Dans un atelier d’artiste, trois femmes, une danseuse et deux actrices, se mettent « au travail » pour reconstituer le portrait d’une femme dont on ne sait presque rien, sinon le jour et les circonstances tragiques de sa mort en 1310 et le seul livre connu d’elle qui a traversé les siècles, Le miroir des âmes simples et anéanties, un traité de vie spirituelle à l’ampleur et à la beauté fulgurante.
Pièce en trois parties, Les Marguerite(s) présente ainsi trois variations, trois approches de création autour d’un seul matériau, ce livre de Marguerite Porete, écrit à la fin du XIIIe siècle. Cette écrivaine, qui occupe une place singulière parmi les grandes auteures mystiques du Moyen Âge, est aujourd’hui seulement connue par son livre qui a perduré dans le temps malgré un premier autodafé et par les actes du procès de l’Inquisition qui l’a menée elle-même quelques années plus tard au bûcher sur la Place de Grève à Paris.

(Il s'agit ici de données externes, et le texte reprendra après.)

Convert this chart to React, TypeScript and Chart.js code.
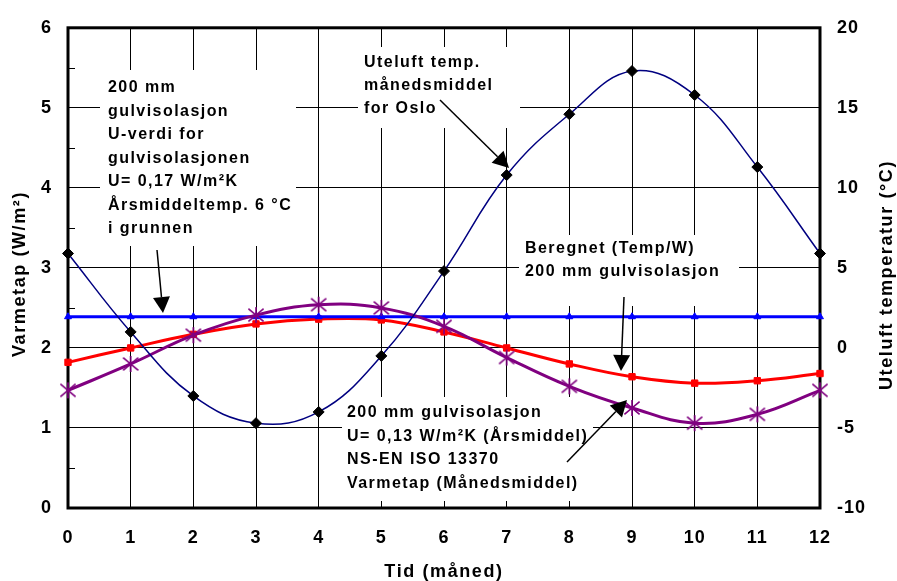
import React, { useEffect, useRef } from 'react';
import { Chart, registerables } from 'chart.js';

Chart.register(...registerables);

const FONT = "'Liberation Sans', Arial, Helvetica, sans-serif";

// ---- data ----
const months = [0, 1, 2, 3, 4, 5, 6, 7, 8, 9, 10, 11, 12];
const outdoorTempC = [5.9, 1.0, -3.0, -4.7, -4.0, -0.5, 4.8, 10.8, 14.6, 17.3, 15.8, 11.3, 5.9];
const lossU017 = [2.39, 2.39, 2.39, 2.39, 2.39, 2.39, 2.39, 2.39, 2.39, 2.39, 2.39, 2.39, 2.39];
const lossCalculated = [1.82, 2.0, 2.17, 2.3, 2.36, 2.35, 2.2, 2.0, 1.8, 1.64, 1.56, 1.59, 1.68];
const lossMonthlyIso = [1.47, 1.8, 2.16, 2.41, 2.54, 2.5, 2.27, 1.88, 1.52, 1.25, 1.06, 1.17, 1.47];

const xTitle = 'Tid (måned)';
const yLeftTitle = 'Varmetap (W/m²)';
const yRightTitle = 'Uteluft temperatur (°C)';

const noteU017 = ['200 mm', 'gulvisolasjon', 'U-verdi for', 'gulvisolasjonen', 'U= 0,17 W/m²K', 'Årsmiddeltemp. 6 °C', 'i grunnen'];
const noteOslo = ['Uteluft temp.', 'månedsmiddel', 'for Oslo'];
const noteCalc = ['Beregnet (Temp/W)', '200 mm gulvisolasjon'];
const noteIso = ['200 mm gulvisolasjon', 'U= 0,13 W/m²K (Årsmiddel)', 'NS-EN ISO 13370', 'Varmetap (Månedsmiddel)'];

const toPoints = (vals: number[]) => months.map((m, i) => ({ x: m, y: vals[i] }));

function makeStar(color: string, r: number) {
  const c = document.createElement('canvas');
  const s = Math.ceil(r * 2 + 4);
  c.width = s;
  c.height = s;
  const g = c.getContext('2d')!;
  const m = s / 2;
  g.strokeStyle = color;
  g.lineWidth = 1.6;
  g.beginPath();
  const d = r * 0.95;
  g.moveTo(m - d, m - d * 0.85);
  g.lineTo(m + d, m + d * 0.85);
  g.moveTo(m + d, m - d * 0.85);
  g.lineTo(m - d, m + d * 0.85);
  g.moveTo(m, m - r);
  g.lineTo(m, m + r);
  g.stroke();
  return c;
}

function drawArrow(ctx: CanvasRenderingContext2D, x1: number, y1: number, x2: number, y2: number) {
  const ang = Math.atan2(y2 - y1, x2 - x1);
  const L = 16;
  const W = 8.5;
  const bx = x2 - L * Math.cos(ang);
  const by = y2 - L * Math.sin(ang);
  ctx.beginPath();
  ctx.moveTo(x1, y1);
  ctx.lineTo(bx, by);
  ctx.lineWidth = 1.5;
  ctx.strokeStyle = '#000';
  ctx.stroke();
  ctx.beginPath();
  ctx.moveTo(x2, y2);
  ctx.lineTo(bx + W * Math.sin(ang), by - W * Math.cos(ang));
  ctx.lineTo(bx - W * Math.sin(ang), by + W * Math.cos(ang));
  ctx.closePath();
  ctx.fillStyle = '#000';
  ctx.fill();
}

const decorPlugin = {
  id: 'decor',
  beforeDraw(chart: any) {
    (chart.ctx as any).letterSpacing = '1px';
  },
  beforeDatasetsDraw(chart: any) {
    const { ctx, chartArea } = chart;
    const y = chart.scales.y;
    ctx.save();
    // white text boxes
    ctx.fillStyle = '#fff';
    ctx.fillRect(100, 70, 196, 176);
    ctx.fillRect(358, 47, 162, 81);
    ctx.fillRect(519, 235, 220, 71);
    ctx.fillRect(342, 397, 251, 104);
    // minor inward ticks on left axis
    ctx.strokeStyle = '#000';
    ctx.lineWidth = 1;
    for (let v = 0.5; v < 6; v += 1) {
      const py = Math.round(y.getPixelForValue(v)) + 0.5;
      ctx.beginPath();
      ctx.moveTo(chartArea.left, py);
      ctx.lineTo(chartArea.left + 7, py);
      ctx.stroke();
    }
    // frame
    ctx.lineWidth = 3;
    ctx.strokeRect(chartArea.left, chartArea.top, chartArea.right - chartArea.left, chartArea.bottom - chartArea.top);
    ctx.restore();
  },
  afterDatasetsDraw(chart: any) {
    const ctx = chart.ctx as CanvasRenderingContext2D;
    ctx.save();
    (ctx as any).letterSpacing = '1.45px';
    ctx.fillStyle = '#000';
    ctx.font = `bold 16px ${FONT}`;
    ctx.textAlign = 'left';
    ctx.textBaseline = 'alphabetic';
    noteU017.forEach((t, i) => ctx.fillText(t, 108, 92 + i * 23.5));
    noteOslo.forEach((t, i) => ctx.fillText(t, 364, 67 + i * 23));
    noteCalc.forEach((t, i) => ctx.fillText(t, 525, 253 + i * 22.5));
    noteIso.forEach((t, i) => ctx.fillText(t, 347, 417 + i * 23.5));
    drawArrow(ctx, 157, 250, 163, 313);
    drawArrow(ctx, 440, 100, 509, 168);
    drawArrow(ctx, 624, 297, 621, 371);
    drawArrow(ctx, 567, 462, 627, 400);
    ctx.restore();
  },
  afterDraw(chart: any) {
    const ctx = chart.ctx as CanvasRenderingContext2D;
    const ca = chart.chartArea;
    ctx.save();
    (ctx as any).letterSpacing = '1.6px';
    ctx.fillStyle = '#000';
    ctx.font = `bold 18px ${FONT}`;
    ctx.textAlign = 'center';
    ctx.textBaseline = 'middle';
    ctx.fillText(xTitle, (ca.left + ca.right) / 2, 572);
    ctx.save();
    ctx.translate(20, 274);
    ctx.rotate(-Math.PI / 2);
    ctx.fillText(yLeftTitle, 0, 0);
    ctx.restore();
    ctx.save();
    ctx.translate(887, 275);
    ctx.rotate(-Math.PI / 2);
    ctx.fillText(yRightTitle, 0, 0);
    ctx.restore();
    ctx.restore();
  },
};

export default function App() {
  const ref = useRef<HTMLCanvasElement | null>(null);

  useEffect(() => {
    if (!ref.current) return;
    const tickFont = { family: FONT, size: 18, weight: 'bold' as const };
    const star = makeStar('#800080', 8);
    const chart = new Chart(ref.current, {
      type: 'line',
      data: {
        datasets: [
          {
            label: 'Uteluft temp. månedsmiddel for Oslo',
            data: toPoints(outdoorTempC),
            yAxisID: 'y2',
            borderColor: '#000080',
            borderWidth: 1.5,
            tension: 0.4,
            pointStyle: 'rectRot',
            pointRadius: 5.5,
            pointBackgroundColor: '#000',
            pointBorderColor: '#000',
            pointBorderWidth: 1,
            clip: false,
          },
          {
            label: 'Varmetap (Månedsmiddel)',
            data: toPoints(lossMonthlyIso),
            yAxisID: 'y',
            borderColor: '#800080',
            borderWidth: 3,
            tension: 0.4,
            pointStyle: star as any,
            pointRadius: 8,
            clip: false,
          },
          {
            label: 'U= 0,17 W/m²K',
            data: toPoints(lossU017),
            yAxisID: 'y',
            borderColor: '#0000FF',
            borderWidth: 3,
            tension: 0,
            pointStyle: 'triangle',
            pointRadius: 4,
            pointBackgroundColor: '#0000FF',
            pointBorderColor: '#0000FF',
            pointBorderWidth: 1,
            clip: false,
          },
          {
            label: 'Beregnet (Temp/W)',
            data: toPoints(lossCalculated),
            yAxisID: 'y',
            borderColor: '#FF0000',
            borderWidth: 3,
            tension: 0.4,
            pointStyle: 'rect',
            pointRadius: 4.5,
            pointBackgroundColor: '#FF0000',
            pointBorderColor: '#FF0000',
            pointBorderWidth: 1,
            clip: false,
          },
        ],
      },
      options: {
        animation: false,
        responsive: false,
        devicePixelRatio: 1,
        layout: { padding: { top: 21, left: 0, right: 0, bottom: 0 } },
        plugins: { legend: { display: false }, tooltip: { enabled: false } },
        events: [],
        scales: {
          x: {
            type: 'linear',
            min: 0,
            max: 12,
            ticks: { stepSize: 1, font: tickFont, color: '#000', padding: 19 },
            grid: { color: '#000', lineWidth: 1, drawTicks: false },
            border: { display: false },
            afterFit: (s: any) => {
              s.height = 73;
            },
          },
          y: {
            type: 'linear',
            position: 'left',
            min: 0,
            max: 6,
            ticks: { stepSize: 1, font: tickFont, color: '#000', padding: 16 },
            grid: { color: '#000', lineWidth: 1, drawTicks: false },
            border: { display: false },
            afterFit: (s: any) => {
              s.width = 68;
            },
          },
          y2: {
            type: 'linear',
            position: 'right',
            min: -10,
            max: 20,
            ticks: { stepSize: 5, font: tickFont, color: '#000', padding: 17 },
            grid: { drawOnChartArea: false, drawTicks: false },
            border: { display: false },
            afterFit: (s: any) => {
              s.width = 77;
            },
          },
        },
      } as any,
      plugins: [decorPlugin],
    });
    return () => chart.destroy();
  }, []);

  return (
    <div style={{ position: 'absolute', left: 0, top: 0, width: 897, height: 581, background: '#fff' }}>
      <canvas ref={ref} width={897} height={581} style={{ width: 897, height: 581, display: 'block' }} />
    </div>
  );
}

Menant une sorte d’enquête poétique et imaginaire, Stéphanie Jasmin s’est inspirée en partie de la forme du procès comme point de départ. Pour cela, elle a convoqué la danse pour interpréter le silence obstiné de Marguerite devant ses juges : de nouveaux témoins, cinq autres Marguerite qui ont toutes existées entre le XIIIe siècle et la période moderne et qui prennent la parole l’une après l’autre, suivies d’une jeune fille d’aujourd’hui qui arrive inopinément pour raconter sa rencontre hasardeuse avec le livre, dont l’intensité étrange se confond avec ses états d’âmes.
Cet atelier où se tissent en écho les mots et les gestes de ces trois artistes devient ainsi un lieu concret de fabrication, de création et de travail; un « théâtre qui se fait » où chacune met en place une performance pour composer le portrait cubiste d’un sujet aux parties manquantes que l’auteure a choisi de faire résonner plutôt que de la fictionner.